* **Given exercise**:
Make an exact copy, from the records below, of the lines from the line containing "Clone this chart in D3.js." to the line containing "const plotTop = 24, plotBottom = 505;", both lines included, excluding pictures.

* **Recorded information**:
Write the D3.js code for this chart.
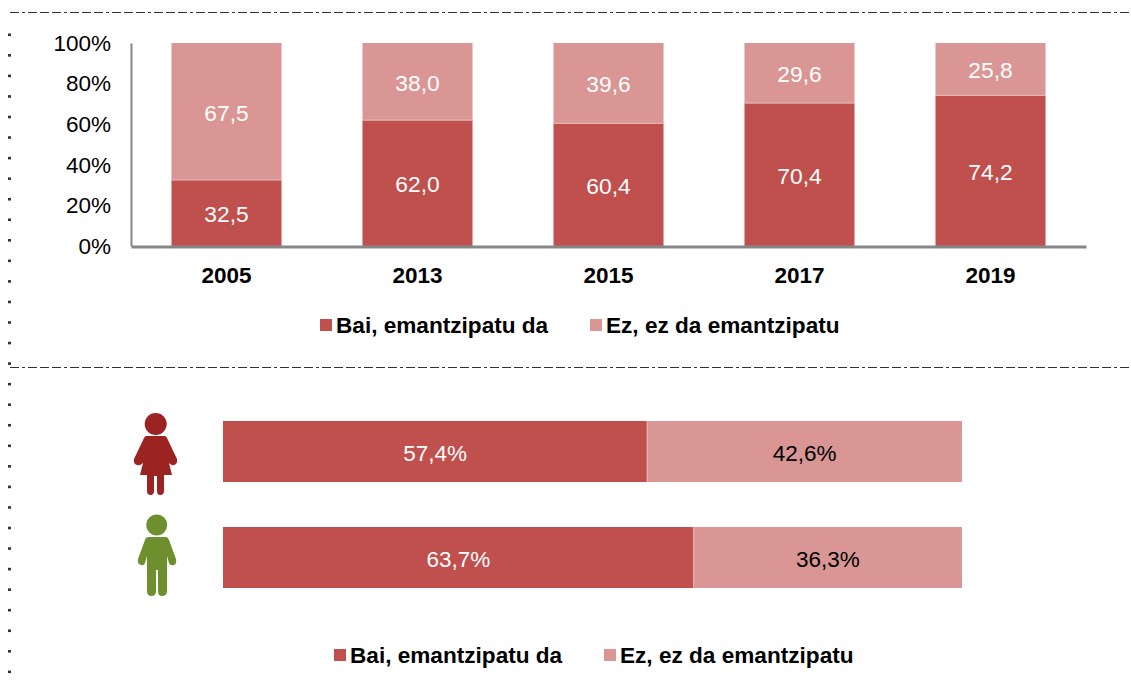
<!DOCTYPE html>
<html><head><meta charset="utf-8">
<script src="https://cdn.jsdelivr.net/npm/d3@7"></script>
<style>html,body{margin:0;padding:0;background:#fff}svg{display:block}text{font-family:"Liberation Sans",Arial,sans-serif}</style>
</head><body><svg id="c" width="1131" height="687"></svg>
<script>
const years = ["2005","2013","2015","2017","2019"];
const yesValues = [32.5,62.0,60.4,70.4,74.2];
const noValues = [67.5,38.0,39.6,29.6,25.8];
const yTicks = [0,20,40,60,80,100];
const genders = ["emakumea","gizona"];
const genderYes = [57.4,63.7];
const genderNo = [42.6,36.3];
const legendLabels = ["Bai, emantzipatu da","Ez, ez da emantzipatu"];
const DARK="#c0504d", LIGHT="#d99694";
const fmt = v => v.toFixed(1).replace(".",",");
const svg = d3.select("#c");

// frame decoration
[12.5,367.5].forEach(y=>svg.append("line").attr("x1",10).attr("x2",1131).attr("y1",y).attr("y2",y)
  .attr("stroke","#333").attr("stroke-width",1.2).attr("stroke-dasharray","9 3 3 3 9 3 9 3"));
svg.append("g").selectAll("rect").data(d3.range(33.5,680,20.55)).join("rect")
  .attr("x",8).attr("y",d=>d).attr("width",3).attr("height",2.6).attr("fill","#333");

// top chart
const x = d3.scaleBand().domain(years).range([131,1086]).paddingInner(0.424).paddingOuter(0.212);
const y = d3.scaleLinear().domain([0,100]).range([246,43]);
const topG = svg.append("g");
years.forEach((yr,i)=>{
  const bx=x(yr), w=x.bandwidth();
  topG.append("rect").attr("x",bx).attr("width",w).attr("y",y(yesValues[i])).attr("height",y(0)-y(yesValues[i])).attr("fill",DARK);
  topG.append("rect").attr("x",bx).attr("width",w).attr("y",y(100)).attr("height",y(yesValues[i])-y(100)).attr("fill",LIGHT);
  topG.append("line").attr("x1",bx).attr("x2",bx+w).attr("y1",y(yesValues[i])).attr("y2",y(yesValues[i])).attr("stroke","#e6b9b8").attr("stroke-width",1);
  topG.append("text").attr("x",bx+w/2).attr("y",y(yesValues[i]/2)).attr("dy","0.4em").attr("text-anchor","middle").attr("font-size",22.8).attr("fill","#fff").text(fmt(yesValues[i]));
  topG.append("text").attr("x",bx+w/2).attr("y",y(yesValues[i]+noValues[i]/2)).attr("dy","0.4em").attr("text-anchor","middle").attr("font-size",22.8).attr("fill","#fff").text(fmt(noValues[i]));
});
const yAxis = d3.axisLeft(y).tickValues(yTicks).tickFormat(d=>d+"%").tickSize(0).tickPadding(20);
const gy = svg.append("g").attr("transform","translate(131,0)").call(yAxis);
gy.select(".domain").attr("stroke","#868686").attr("stroke-width",2);
gy.selectAll("text").attr("font-size",22.5).attr("fill","#000").attr("font-family",'"Liberation Sans",Arial,sans-serif');
const xAxis = d3.axisBottom(x).tickSize(0).tickPadding(20.5);
const gx = svg.append("g").attr("transform","translate(0,246.5)").call(xAxis);
gx.select(".domain").attr("stroke","#868686").attr("stroke-width",3);
gx.selectAll("text").attr("font-size",22.5).attr("font-weight","bold").attr("fill","#000").attr("font-family",'"Liberation Sans",Arial,sans-serif');

function legend(sx,ly){
  const g=svg.append("g");
  const xs=[sx,sx+270];
  legendLabels.forEach((l,i)=>{
    g.append("rect").attr("x",xs[i]).attr("y",ly-6).attr("width",12).attr("height",12).attr("fill",i?LIGHT:DARK);
    g.append("text").attr("x",xs[i]+16).attr("y",ly).attr("dy","0.36em").attr("font-size",22.6).attr("font-weight","bold").attr("fill","#000").text(l);
  });
}
legend(320,325);
legend(334,655);

// bottom chart
const hx = d3.scaleLinear().domain([0,100]).range([223,962]);
const hy = d3.scalePoint().domain(genders).range([451.5,557.5]);
genders.forEach((g,i)=>{
  const c=hy(g), h=61;
  svg.append("rect").attr("x",hx(0)).attr("width",hx(genderYes[i])-hx(0)).attr("y",c-h/2).attr("height",h).attr("fill",DARK);
  svg.append("rect").attr("x",hx(genderYes[i])).attr("width",hx(100)-hx(genderYes[i])).attr("y",c-h/2).attr("height",h).attr("fill",LIGHT);
  svg.append("line").attr("x1",hx(genderYes[i])).attr("x2",hx(genderYes[i])).attr("y1",c-h/2).attr("y2",c+h/2).attr("stroke","#e6b9b8");
  svg.append("text").attr("x",hx(genderYes[i]/2)).attr("y",c).attr("dy","0.4em").attr("text-anchor","middle").attr("font-size",22.5).attr("fill","#fff").text(fmt(genderYes[i])+"%");
  svg.append("text").attr("x",hx(genderYes[i]+genderNo[i]/2)).attr("y",c).attr("dy","0.4em").attr("text-anchor","middle").attr("font-size",22.5).attr("fill","#000").text(fmt(genderNo[i])+"%");
});

// icons
const woman=svg.append("g").attr("fill","#9b2423");
woman.append("ellipse").attr("cx",155.7).attr("cy",424).attr("rx",11).attr("ry",11);
woman.append("path").attr("d","M146 436 L165 436 Q166 436 167 438 L177 459 Q178 464 174 465 Q172 466 169 463 L172 475 L164 475 L164 491 Q164 495 160 495 Q157 495 157 491 L157 476 L154 476 L154 491 Q154 495 150.5 495 Q147 495 147 491 L147 475 L140 475 L143 463 Q140 466 137 465 Q133 464 134 459 L144 438 Q145 436 146 436 Z");
const man=svg.append("g").attr("fill","#6f8f2f");
man.append("ellipse").attr("cx",156.7).attr("cy",525).attr("rx",10.5).attr("ry",10.5);
man.append("path").attr("d","M148 537 L166 537 Q168 537 169 540 L176 559 Q177 564 174 565 Q170 566 169 563 L167 556 L167 591 Q167 596 162 596 Q158 596 158 591 L158 570 L156 570 L156 591 Q156 596 151.5 596 Q147 596 147 591 L147 556 L145 563 Q144 566 141 565 Q137 564 138 559 L145 540 Q146 537 148 537 Z");
</script></body></html>
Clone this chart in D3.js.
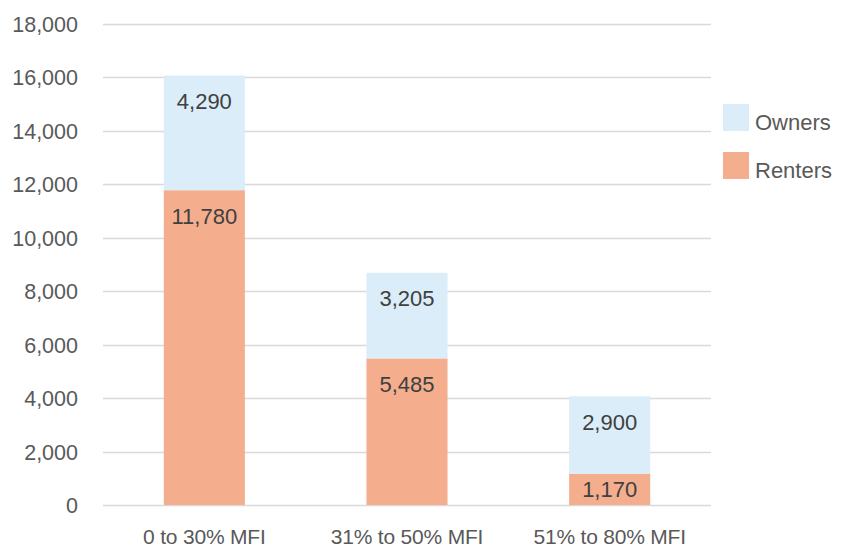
<!DOCTYPE html>
<html>
<head>
<meta charset="utf-8">
<script src="https://cdn.jsdelivr.net/npm/d3@7"></script>
<style>
  html, body { margin: 0; padding: 0; background: #fff; }
  svg { display: block; font-family: "Liberation Sans", Arial, sans-serif; }
</style>
</head>
<body>
<svg id="chart" width="841" height="549"></svg>
<script>
// Households by income band, split by tenure
const categories = ["0 to 30% MFI", "31% to 50% MFI", "51% to 80% MFI"];
const renters = [11780, 5485, 1170];
const owners = [4290, 3205, 2900];
const seriesNames = ["Renters", "Owners"];
const yTicks = [0, 2000, 4000, 6000, 8000, 10000, 12000, 14000, 16000, 18000];

const colors = { Renters: "#F4AE8E", Owners: "#DAEDF9" };

const svg = d3.select("#chart");
const plotLeft = 103, plotRight = 711;
const plotTop = 24, plotBottom = 505;

const rows = categories.map((c, i) => ({ category: c, Renters: renters[i], Owners: owners[i] }));
const stacked = d3.stack().keys(seriesNames)(rows);

const x = d3.scaleBand()
  .domain(categories)
  .range([plotLeft, plotRight])
  .paddingInner(0.6)
  .paddingOuter(0.3);

const y = d3.scaleLinear()
  .domain([0, 18000])
  .range([plotBottom, plotTop]);

// Horizontal gridlines
svg.append("g")
  .selectAll("line")
  .data(yTicks)
  .join("line")
  .attr("x1", plotLeft)
  .attr("x2", plotRight)
  .attr("y1", d => Math.round(y(d)) + 0.5)
  .attr("y2", d => Math.round(y(d)) + 0.5)
  .attr("stroke", "#D9D9D9")
  .attr("stroke-width", 1.3);

// Y axis labels
const yAxis = d3.axisLeft(y).tickValues(yTicks).tickFormat(d3.format(",")).tickSize(0).tickPadding(0);
const gy = svg.append("g").attr("transform", "translate(78,0)").call(yAxis);
gy.select(".domain").remove();
gy.selectAll("text")
  .attr("fill", "#595959")
  .style("font-size", "21.5px")
  .style("font-family", "'Liberation Sans', Arial, sans-serif")
  .attr("dy", "0.35em");

// X axis labels
const xAxis = d3.axisBottom(x).tickSize(0).tickPadding(0);
const gx = svg.append("g").attr("transform", "translate(0,537)").call(xAxis);
gx.select(".domain").remove();
gx.selectAll("text")
  .attr("fill", "#595959")
  .attr("dy", "0.35em")
  .style("font-size", "21px")
  .style("letter-spacing", "-0.2px")
  .style("font-family", "'Liberation Sans', Arial, sans-serif");

// Stacked bars
const layers = svg.append("g")
  .selectAll("g")
  .data(stacked)
  .join("g")
  .attr("fill", d => colors[d.key]);

layers.selectAll("rect")
  .data(d => d.map(s => ({ key: d.key, s })))
  .join("rect")
  .attr("x", d => x(d.s.data.category))
  .attr("width", x.bandwidth())
  .attr("y", d => y(d.s[1]))
  .attr("height", d => y(d.s[0]) - y(d.s[1]));

// Value labels near the inside end of each segment
const labels = [];
stacked.forEach(layer => {
  layer.forEach(s => {
    const top = y(s[1]), bottom = y(s[0]);
    const h = bottom - top;
    const cy = h >= 52 ? top + 26 : (top + bottom) / 2;
    labels.push({ x: x(s.data.category) + x.bandwidth() / 2, y: cy, v: s[1] - s[0] });
  });
});

svg.append("g")
  .selectAll("text")
  .data(labels)
  .join("text")
  .attr("x", d => d.x)
  .attr("y", d => d.y)
  .attr("dy", "0.35em")
  .attr("text-anchor", "middle")
  .attr("fill", "#404040")
  .style("font-size", "22px")
  .text(d => d3.format(",")(d.v));

// Legend
const legendItems = ["Owners", "Renters"];
const lg = svg.append("g")
  .selectAll("g")
  .data(legendItems)
  .join("g")
  .attr("transform", (d, i) => `translate(723,${104 + i * 48})`);

lg.append("rect")
  .attr("width", 26)
  .attr("height", 27)
  .attr("fill", d => colors[d]);

lg.append("text")
  .attr("x", 32)
  .attr("y", 18)
  .attr("dy", "0.35em")
  .attr("fill", "#595959")
  .style("font-size", "22px")
  .text(d => d);
</script>
</body>
</html>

* **Task answer**:
Clone this chart in D3.js.
<!DOCTYPE html>
<html>
<head>
<meta charset="utf-8">
<script src="https://cdn.jsdelivr.net/npm/d3@7"></script>
<style>
  html, body { margin: 0; padding: 0; background: #fff; }
  svg { display: block; font-family: "Liberation Sans", Arial, sans-serif; }
</style>
</head>
<body>
<svg id="chart" width="841" height="549"></svg>
<script>
// Households by income band, split by tenure
const categories = ["0 to 30% MFI", "31% to 50% MFI", "51% to 80% MFI"];
const renters = [11780, 5485, 1170];
const owners = [4290, 3205, 2900];
const seriesNames = ["Renters", "Owners"];
const yTicks = [0, 2000, 4000, 6000, 8000, 10000, 12000, 14000, 16000, 18000];

const colors = { Renters: "#F4AE8E", Owners: "#DAEDF9" };

const svg = d3.select("#chart");
const plotLeft = 103, plotRight = 711;
const plotTop = 24, plotBottom = 505;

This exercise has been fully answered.